**WHAT TO PRODUCE**: Below are the records. Retype, exactly, the lines from the first through the line with "(hne) at (538,97)", and leave out the pictures.

Entries with chart source code
□ □ □ □ □

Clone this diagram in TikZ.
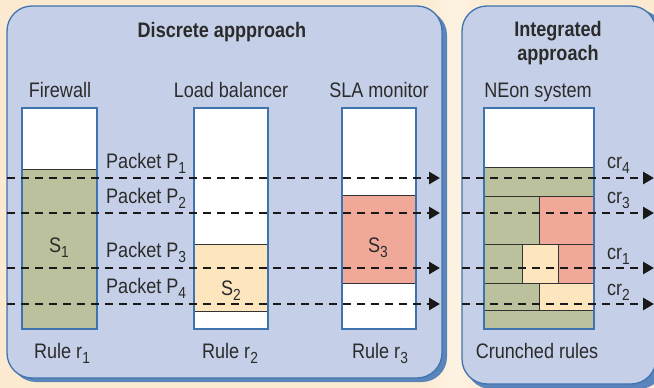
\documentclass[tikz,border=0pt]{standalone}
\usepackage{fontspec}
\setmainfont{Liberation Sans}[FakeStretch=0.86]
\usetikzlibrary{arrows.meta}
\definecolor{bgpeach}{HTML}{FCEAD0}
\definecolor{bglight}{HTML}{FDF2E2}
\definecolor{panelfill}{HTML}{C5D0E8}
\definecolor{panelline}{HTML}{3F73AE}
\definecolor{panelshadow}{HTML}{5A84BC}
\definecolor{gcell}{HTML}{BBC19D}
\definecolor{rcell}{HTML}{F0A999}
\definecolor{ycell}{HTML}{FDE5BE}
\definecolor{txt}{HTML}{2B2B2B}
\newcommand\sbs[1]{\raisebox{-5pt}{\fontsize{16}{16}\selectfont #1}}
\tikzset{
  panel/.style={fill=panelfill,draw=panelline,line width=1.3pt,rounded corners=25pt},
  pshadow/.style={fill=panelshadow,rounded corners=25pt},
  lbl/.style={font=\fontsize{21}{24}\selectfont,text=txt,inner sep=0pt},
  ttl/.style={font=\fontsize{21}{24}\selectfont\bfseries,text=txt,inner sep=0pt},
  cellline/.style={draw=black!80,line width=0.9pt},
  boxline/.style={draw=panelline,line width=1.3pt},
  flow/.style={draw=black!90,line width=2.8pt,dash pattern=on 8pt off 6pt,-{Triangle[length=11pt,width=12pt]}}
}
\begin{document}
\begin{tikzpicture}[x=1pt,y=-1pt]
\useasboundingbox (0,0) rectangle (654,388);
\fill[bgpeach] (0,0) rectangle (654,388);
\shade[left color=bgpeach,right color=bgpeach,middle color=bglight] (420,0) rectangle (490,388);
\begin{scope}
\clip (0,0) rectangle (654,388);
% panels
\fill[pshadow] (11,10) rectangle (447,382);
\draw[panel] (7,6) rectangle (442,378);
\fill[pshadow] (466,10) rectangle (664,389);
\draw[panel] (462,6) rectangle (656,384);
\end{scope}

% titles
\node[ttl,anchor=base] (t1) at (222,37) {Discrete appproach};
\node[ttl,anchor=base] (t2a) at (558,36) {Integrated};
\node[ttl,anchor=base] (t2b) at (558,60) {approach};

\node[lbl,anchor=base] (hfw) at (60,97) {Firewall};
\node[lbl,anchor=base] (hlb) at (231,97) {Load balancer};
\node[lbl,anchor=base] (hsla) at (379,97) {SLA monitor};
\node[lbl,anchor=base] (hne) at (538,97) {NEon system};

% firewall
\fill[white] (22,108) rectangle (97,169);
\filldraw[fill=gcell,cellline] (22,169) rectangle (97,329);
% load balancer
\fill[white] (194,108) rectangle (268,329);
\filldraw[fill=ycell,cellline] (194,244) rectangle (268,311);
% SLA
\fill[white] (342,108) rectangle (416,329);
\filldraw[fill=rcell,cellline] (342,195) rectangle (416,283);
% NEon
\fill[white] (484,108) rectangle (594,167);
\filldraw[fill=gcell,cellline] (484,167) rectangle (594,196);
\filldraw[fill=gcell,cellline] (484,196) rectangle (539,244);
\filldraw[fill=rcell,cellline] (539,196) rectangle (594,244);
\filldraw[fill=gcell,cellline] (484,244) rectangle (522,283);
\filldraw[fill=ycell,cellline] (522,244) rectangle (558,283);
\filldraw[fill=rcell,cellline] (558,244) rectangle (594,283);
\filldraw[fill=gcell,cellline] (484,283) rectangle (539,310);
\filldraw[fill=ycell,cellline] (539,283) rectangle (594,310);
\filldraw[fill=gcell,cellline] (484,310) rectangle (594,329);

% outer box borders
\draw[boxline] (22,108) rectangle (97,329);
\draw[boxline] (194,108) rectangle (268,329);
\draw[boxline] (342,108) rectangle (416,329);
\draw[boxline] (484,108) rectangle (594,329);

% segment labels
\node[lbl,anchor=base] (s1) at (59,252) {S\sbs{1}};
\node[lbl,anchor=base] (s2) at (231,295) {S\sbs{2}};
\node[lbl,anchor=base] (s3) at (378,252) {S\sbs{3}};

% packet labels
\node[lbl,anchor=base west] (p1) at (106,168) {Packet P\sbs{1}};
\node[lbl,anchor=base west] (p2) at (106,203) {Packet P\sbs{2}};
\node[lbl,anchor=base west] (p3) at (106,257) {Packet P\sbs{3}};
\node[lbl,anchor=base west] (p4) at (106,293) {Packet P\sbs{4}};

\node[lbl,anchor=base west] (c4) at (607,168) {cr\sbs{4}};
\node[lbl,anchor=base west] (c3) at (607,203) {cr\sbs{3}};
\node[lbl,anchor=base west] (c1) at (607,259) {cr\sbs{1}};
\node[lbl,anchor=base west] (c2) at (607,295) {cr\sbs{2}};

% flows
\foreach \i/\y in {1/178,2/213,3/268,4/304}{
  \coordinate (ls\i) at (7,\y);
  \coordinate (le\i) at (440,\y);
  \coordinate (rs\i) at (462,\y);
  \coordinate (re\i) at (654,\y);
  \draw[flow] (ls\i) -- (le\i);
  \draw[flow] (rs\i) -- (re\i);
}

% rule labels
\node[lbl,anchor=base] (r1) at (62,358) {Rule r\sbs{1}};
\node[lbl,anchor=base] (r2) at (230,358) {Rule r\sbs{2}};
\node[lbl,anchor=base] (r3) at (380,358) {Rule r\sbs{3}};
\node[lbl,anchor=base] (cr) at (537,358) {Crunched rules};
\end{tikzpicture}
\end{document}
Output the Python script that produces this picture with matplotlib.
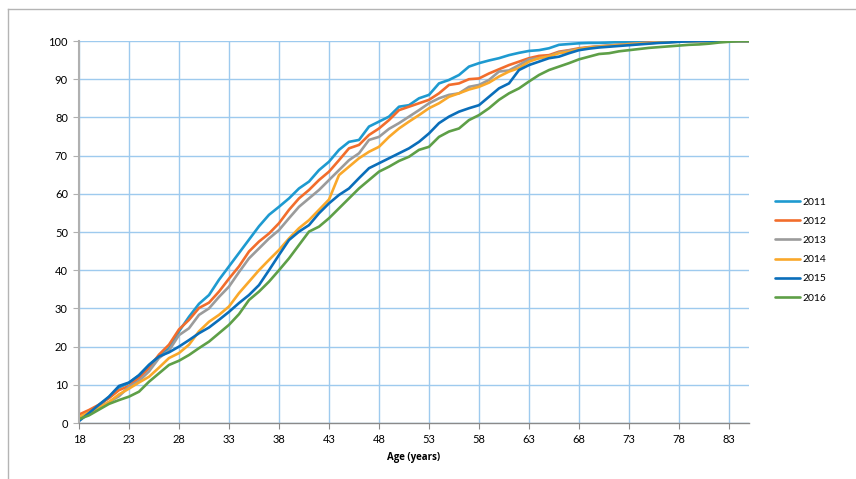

□ □ □ □ □

**REPLY**:
Clone this diagram in TikZ.
\documentclass[tikz,border=0pt]{standalone}
\usepackage{fontspec}
\setmainfont{Liberation Sans}[FakeStretch=0.86]
\usetikzlibrary{arrows.meta}
\definecolor{bgpeach}{HTML}{FCEAD0}
\definecolor{bglight}{HTML}{FDF2E2}
\definecolor{panelfill}{HTML}{C5D0E8}
\definecolor{panelline}{HTML}{3F73AE}
\definecolor{panelshadow}{HTML}{5A84BC}
\definecolor{gcell}{HTML}{BBC19D}
\definecolor{rcell}{HTML}{F0A999}
\definecolor{ycell}{HTML}{FDE5BE}
\definecolor{txt}{HTML}{2B2B2B}
\newcommand\sbs[1]{\raisebox{-5pt}{\fontsize{16}{16}\selectfont #1}}
\tikzset{
  panel/.style={fill=panelfill,draw=panelline,line width=1.3pt,rounded corners=25pt},
  pshadow/.style={fill=panelshadow,rounded corners=25pt},
  lbl/.style={font=\fontsize{21}{24}\selectfont,text=txt,inner sep=0pt},
  ttl/.style={font=\fontsize{21}{24}\selectfont\bfseries,text=txt,inner sep=0pt},
  cellline/.style={draw=black!80,line width=0.9pt},
  boxline/.style={draw=panelline,line width=1.3pt},
  flow/.style={draw=black!90,line width=2.8pt,dash pattern=on 8pt off 6pt,-{Triangle[length=11pt,width=12pt]}}
}
\begin{document}
\begin{tikzpicture}[x=1pt,y=-1pt]
\useasboundingbox (0,0) rectangle (654,388);
\fill[bgpeach] (0,0) rectangle (654,388);
\shade[left color=bgpeach,right color=bgpeach,middle color=bglight] (420,0) rectangle (490,388);
\begin{scope}
\clip (0,0) rectangle (654,388);
% panels
\fill[pshadow] (11,10) rectangle (447,382);
\draw[panel] (7,6) rectangle (442,378);
\fill[pshadow] (466,10) rectangle (664,389);
\draw[panel] (462,6) rectangle (656,384);
\end{scope}

% titles
\node[ttl,anchor=base] (t1) at (222,37) {Discrete appproach};
\node[ttl,anchor=base] (t2a) at (558,36) {Integrated};
\node[ttl,anchor=base] (t2b) at (558,60) {approach};

\node[lbl,anchor=base] (hfw) at (60,97) {Firewall};
\node[lbl,anchor=base] (hlb) at (231,97) {Load balancer};
\node[lbl,anchor=base] (hsla) at (379,97) {SLA monitor};
\node[lbl,anchor=base] (hne) at (538,97) {NEon system};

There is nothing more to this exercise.